We parked at the picnic area just north of Turnworth and walked east then south to the woodland at Bonsley Common.  The bluebells are just beginning and I think they will be in full flower on May 7th.  The information board at the picnic area tells us later that these are some of the finest bluebell coppice in Dorset.  There are barrows in this landscape and also wood anemones, a sure sign of the longevity of this woodland.

We turn down across some farmland to gain the road into the ancient hamlet of Turnworth.  There are a few houses, all brick and flint and of the same vintage.  The church of St Mary’s is bijou with some interesting features including a lovely owl corbel which my niece would love.  In the graveyard there are Andrew’s family ancestors.

We press on through the village and strike off west along a bridle path.  This takes us past Turnworth Farm with a view of Turnworth House as we descend to a track which takes us past Okeden House, a rather attractive, beautifully proportioned building with a portico in attractive fretwork giving a slightly oriental feel.  As we turn up a steep track which sets us on the final leg of our course, we turn to face downhill and walk backwards, which makes the going easier and perpetuates the view.

Crossing a rape field we cut through to an area known as Ringmoor.  Here, to the trained eye, is the ground plan of a Celtic farmstead and field system; a barrow with banks and ditches  It’s an important Dorset site, and as you take in the 360 degree view from this high topographical point, you can see why it would have represented sanctuary.  In additon to depressions which represent ancient ponds, there is a natural pond nearby, an indispensable amenity for a Celtic community.

We now join the Wessex Ridgeway path for the descent to the picnic area.  The views continue to impress whilst in nearer view there are Buckthorn shrubs in full flower and stylishly carved fingerposts.

During the walk we probably took a couple of wrong turns but nothing to deflect us from the prescribed route.  I’ll need to rewalk the second half to make sure there is no dithering on the day.

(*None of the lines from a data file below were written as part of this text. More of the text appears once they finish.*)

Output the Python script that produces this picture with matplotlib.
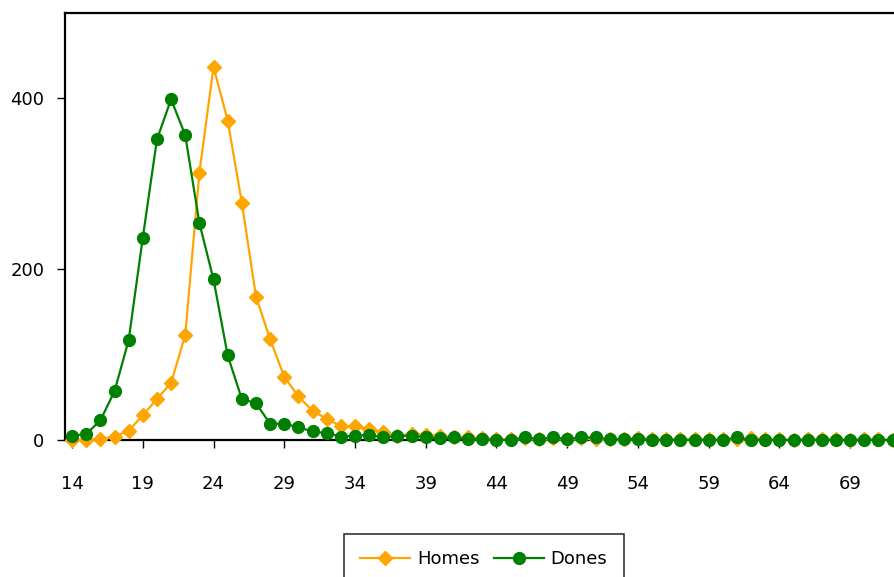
import matplotlib
matplotlib.use('Agg')
from matplotlib import pyplot

FIG_WIDTH = 8.94
FIG_HEIGHT = 5.77
DPI = 100
FONT_SIZE = 13
ORANGE = '#FFA500'
GREEN = '#008000'

ages = list(range(14, 73))
homes = [0, 0, 1, 4, 11, 29, 48, 67, 123, 313,
         437, 374, 278, 168, 118, 74, 51, 34, 25, 16,
         16, 13, 9, 5, 7, 6, 5, 3, 4, 2,
         1, 1, 2, 1, 2, 1, 2, 1, 1, 1,
         2, 1, 1, 1, 1, 1, 1, 1, 2, 1,
         1, 0, 1, 1, 1, 0, 1, 1, 0]
dones = [5, 7, 23, 57, 117, 237, 352, 399, 357, 254,
         188, 99, 48, 43, 19, 19, 15, 10, 8, 4,
         5, 6, 3, 5, 5, 3, 2, 3, 1, 1,
         0, 0, 3, 1, 3, 1, 3, 3, 1, 1,
         1, 0, 0, 0, 0, 0, 0, 3, 0, 0,
         0, 0, 0, 0, 0, 0, 0, 0, 0]
x_ticks = list(range(14, 70, 5))
y_ticks = [0, 200, 400]

pyplot.rcParams['font.family'] = 'DejaVu Sans'
pyplot.rcParams['font.size'] = FONT_SIZE

fig = pyplot.figure(figsize=(FIG_WIDTH, FIG_HEIGHT), dpi=DPI)
ax = fig.add_axes([0.0727, 0.2374, 0.9273, 0.7400])

ax.plot(ages, homes, color=ORANGE, linewidth=1.6, marker='D', markersize=7,
        label='Homes', clip_on=False, zorder=3)
ax.plot(ages, dones, color=GREEN, linewidth=1.6, marker='o', markersize=8.5,
        label='Dones', clip_on=False, zorder=4)

ax.set_xlim(13.5, 72.1)
ax.set_ylim(0, 500)
ax.set_xticks(x_ticks)
ax.set_yticks(y_ticks)
ax.tick_params(axis='x', direction='out', length=6, width=1, pad=19)
ax.tick_params(axis='y', direction='out', length=6, width=1, pad=9)
for side in ['left', 'top', 'bottom']:
    ax.spines[side].set_linewidth(1.6)
ax.spines['right'].set_visible(False)

leg = fig.legend(loc='upper center', bbox_to_anchor=(0.541, 0.0745), ncol=2,
                 frameon=True, fancybox=False, edgecolor='black', numpoints=1,
                 handlelength=2.8, handletextpad=0.35, columnspacing=0.8,
                 borderpad=0.9, borderaxespad=0)
leg.get_frame().set_linewidth(1.2)

fig.savefig('out.png', dpi=DPI)
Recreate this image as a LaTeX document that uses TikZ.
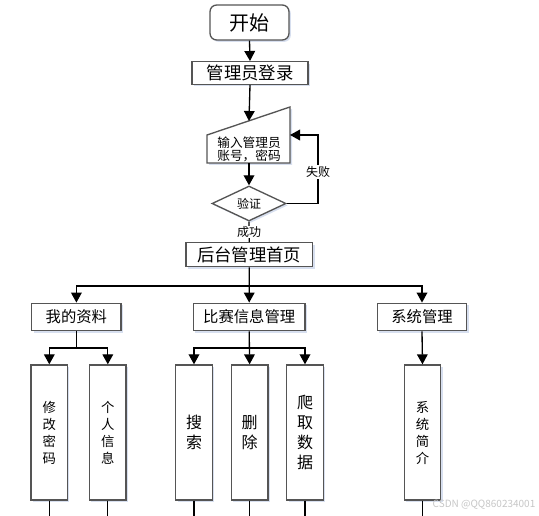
\documentclass[tikz,border=0pt]{standalone}
\usepackage{fontspec}
\setmainfont{Noto Sans CJK SC}
\usetikzlibrary{arrows.meta,shapes.geometric,shadows}
\definecolor{boxgray}{RGB}{85,85,85}
\definecolor{shadowblue}{RGB}{205,215,235}
\tikzset{
  boxbase/.style={draw=boxgray, line width=1pt, fill=white, inner sep=0pt,
    drop shadow={shadow xshift=1.4pt, shadow yshift=-1.4pt, fill=shadowblue, opacity=0.8}},
  startbox/.style={boxbase, rounded corners=5pt, minimum width=59.25pt, minimum height=26.25pt, font=\fontsize{15pt}{17pt}\selectfont},
  wideboxA/.style={boxbase, minimum height=17pt, font=\fontsize{13pt}{15pt}\selectfont},
  midbox/.style={boxbase, minimum height=20.6pt, font=\fontsize{11.5pt}{13pt}\selectfont},
  tallbox/.style={boxbase, minimum width=27.4pt, minimum height=101.25pt, align=center},
  smalltxt/.style={font=\fontsize{10pt}{12.75pt}\selectfont},
  bigtxt/.style={font=\fontsize{12pt}{15pt}\selectfont},
  decide/.style={boxbase, diamond, minimum width=55.5pt, minimum height=24.75pt, font=\fontsize{9pt}{11pt}\selectfont},
  lbl/.style={fill=white, inner sep=1pt, font=\fontsize{9pt}{11pt}\selectfont},
  conn/.style={draw=black, line width=1pt},
  arr/.style={conn, -{Triangle[length=7.5pt,width=8pt]}},
}
\begin{document}
\begin{tikzpicture}[x=0.75pt,y=-0.75pt]
\useasboundingbox (0,0) rectangle (539,516);
% top flow
\node[startbox] (start) at (249.5,22.5) {开始};
\node[wideboxA, minimum width=87pt] (login) at (250,73) {管理员登录};
\coordinate (intop) at (249,121);
\coordinate (inbot) at (249,163);
\coordinate (inright) at (290,135);
\fill[shadowblue, opacity=0.8] (209,137) -- (292,109) -- (292,165) -- (209,165) -- cycle;
\draw[draw=boxgray, line width=1pt, fill=white] (207,135) -- (290,107) -- (290,163) -- (207,163) -- cycle;
\node[align=center, font=\fontsize{9.5pt}{10pt}\selectfont, inner sep=0pt] (input) at (249,149.5) {输入管理员\\账号，密码};
\node[decide] (dia) at (249,203.5) {验证};
\node[wideboxA, minimum width=95pt, minimum height=18pt] (home) at (249.3,254.7) {后台管理首页};
% second level
\node[midbox, minimum width=67pt] (p1) at (76.4,317) {我的资料};
\node[midbox, minimum width=83.8pt] (p2) at (249.2,317) {比赛信息管理};
\node[midbox, minimum width=67pt] (p3) at (422,317) {系统管理};
% third level
\node[tallbox, smalltxt] (c11) at (49.3,432.5) {修\\改\\密\\码};
\node[tallbox, smalltxt] (c12) at (107.8,432.5) {个\\人\\信\\息};
\node[tallbox, bigtxt] (c21) at (194,432.5) {搜\\索};
\node[tallbox, bigtxt] (c22) at (249.6,432.5) {删\\除};
\node[tallbox, bigtxt] (c23) at (305,432.5) {爬\\取\\数\\据};
\node[tallbox, smalltxt] (c31) at (422.5,432.5) {系\\统\\简\\介};
% connectors
\draw[arr] (start.south) -- (login.north);
\draw[arr] (login.south) -- (intop);
\draw[arr] (inbot) -- (dia.north);
\draw[arr] (dia.east) -- (318,203.5) |- node[lbl, pos=0.23] {失败} (inright);
\draw[conn] (dia.south) -- node[lbl, inner sep=0.5pt] {成功} (home.north);
\coordinate (bus) at (249.3,286);
\draw[arr] (home.south) -- (p2.north);
\draw[arr] (bus) -| (p1.north);
\draw[arr] (bus) -| (p3.north);
\coordinate (b1) at (76.4,348);
\coordinate (b2) at (249.2,348);
\draw[conn] (p1.south) -- (b1);
\draw[arr] (b1) -| (c11.north);
\draw[arr] (b1) -| (c12.north);
\draw[arr] (p2.south) -- (c22.north);
\draw[arr] (b2) -| (c21.north);
\draw[arr] (b2) -| (c23.north);
\draw[arr] (p3.south) -- (c31.north);
\coordinate (bottom) at (0,516);
\foreach \c in {c11,c12,c21,c22,c23,c31} {\draw[conn] (\c.south) -- (\c.south |- bottom);}
\node[text=gray!45, font=\fontsize{7.5pt}{9pt}\selectfont, inner sep=0pt] (wm) at (484,505) {CSDN @QQ860234001};
\end{tikzpicture}
\end{document}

Back home we have a bowl of soup then Maddy is off to do her Census work and I go to Homebase for sweet pea canes, thence to the quaintest plant shop/nursery called Digwells at Red Lion Cottage in Blandford.  It hides along one of the coaching alleys that leads off Market Square.  They have such a lovely selection of unusual plants, things you won’t find in Homebase.  I buy two little Acer and a couple of Auricula in colours I do not have.  Digwells is a find.